I even did one year treatment with sulpiride 50mg, xanax 2mg and 20mg lexapro and decided to stop taking all medicines. Today I'm a sex machine, absolutely no problems with libido, constantlu smoking marijuana (could not smoke without having panic attacks) and what I can say to you is: don't give up, and seek to understand more about yourself. The best way to do this is to write, write what you feel, why you feel it, when you began to feel that way. Each one of you have your own journey. You'll get better only when start understanding about yourself, there is no cure, miracle supplement. Meditation and exercise are good but are not the cure. What really will heal you is your own mind, the way you think and face life. I recommend watching the movie "Waking Life" I began to improve considerably from the moment I got the message the movie passes. I just returned from the best weekend of my life and I can say I've never been so happy and I can guarantee that all of you will reach it.

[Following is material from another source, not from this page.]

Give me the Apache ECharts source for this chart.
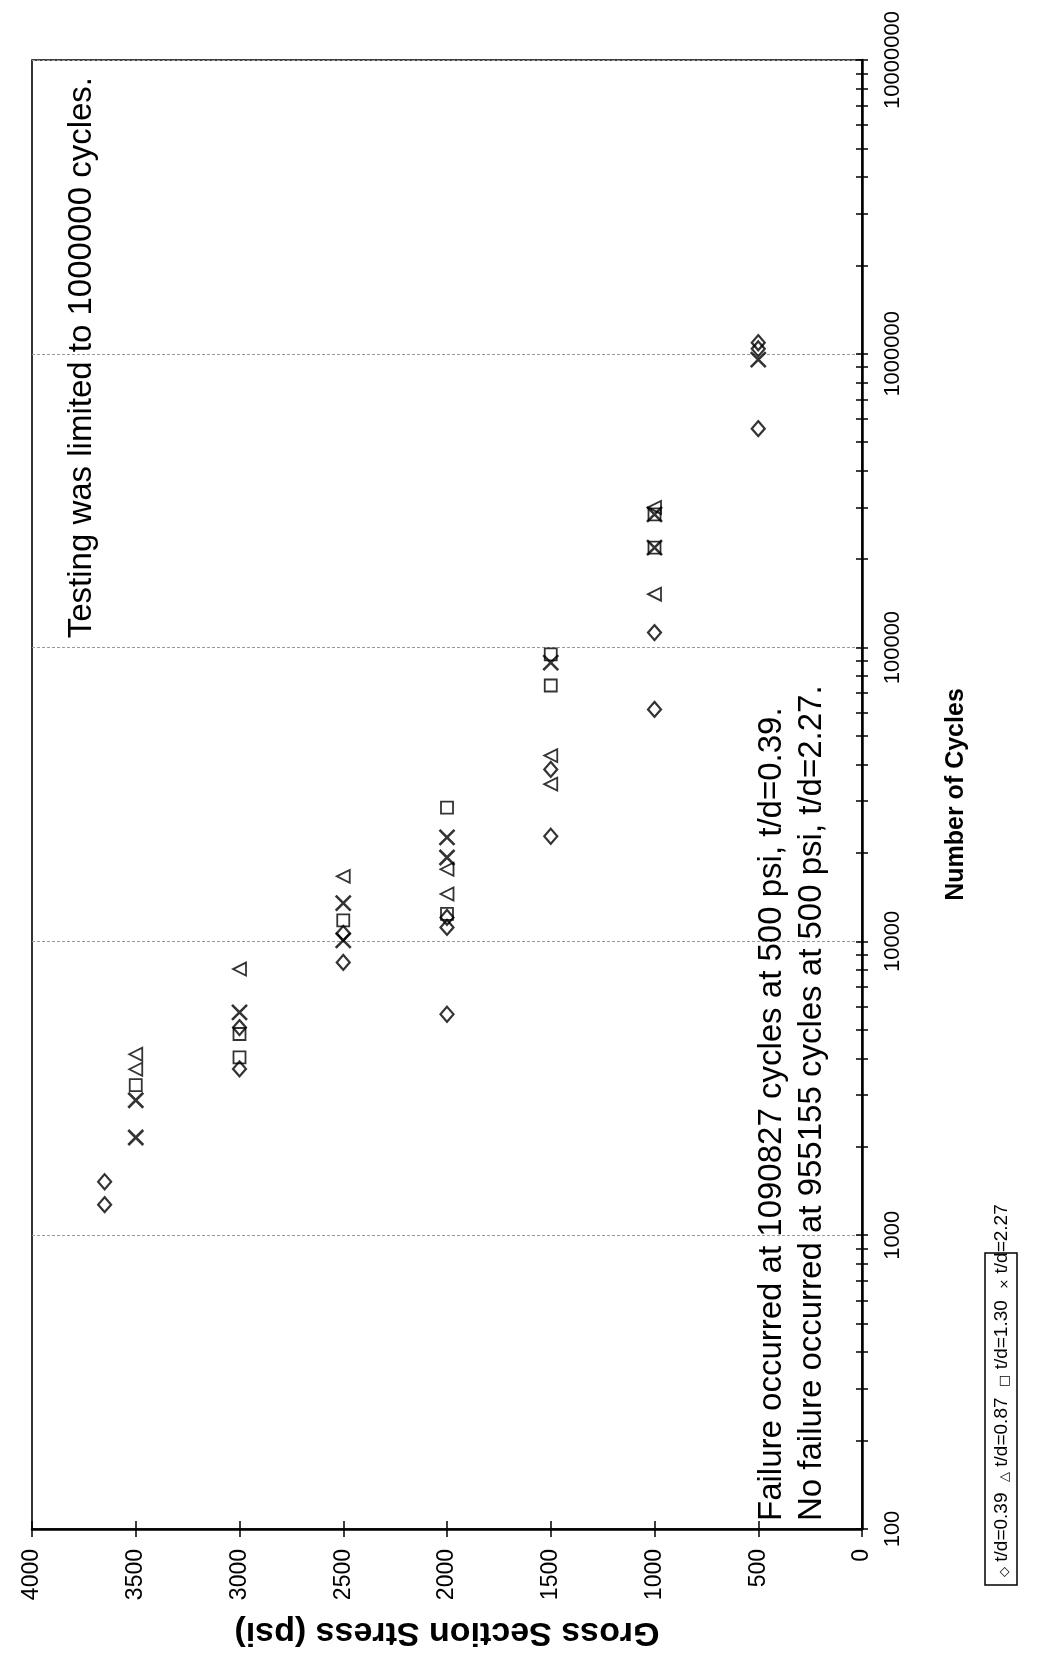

if you have any specific questions, feel free to ask. I will try to help the most but know: yes, it's possible to return to normal, it is even possible to be better than before.


Stay strong.
 
I think saying this is 100% psychological is going way too far. Conversely, saying this is 100% brain damage is also going way too far. Cotcha had a good post about this earlier. Neural alterations he was talking about are not "damage" in the strictest sense. These neural pathways are themselves a biological thing. And just because psychological therapies work doesn't mean its 100% psychological when there could be a real biological thing going on which ultimately creates the symptoms. Problem is, we don't understand completely what that is beyond a few potential theories but that doesn't mean its psychological. Neuroplasticity is also a biological thing which can be influenced through psychological means.

Like cotcha said, the line between biology/psychology gets "blurry".
 
Has anyone had success in decreasing brain zaps? I've heard fish oil and b12 can help but I haven't tried them long enough to tell a difference (3 days). My boyfriend gets them worse than I do but he still rolls and I'm scared to tell him to take fish oil or b12 if it'll have a reaction when he rolls.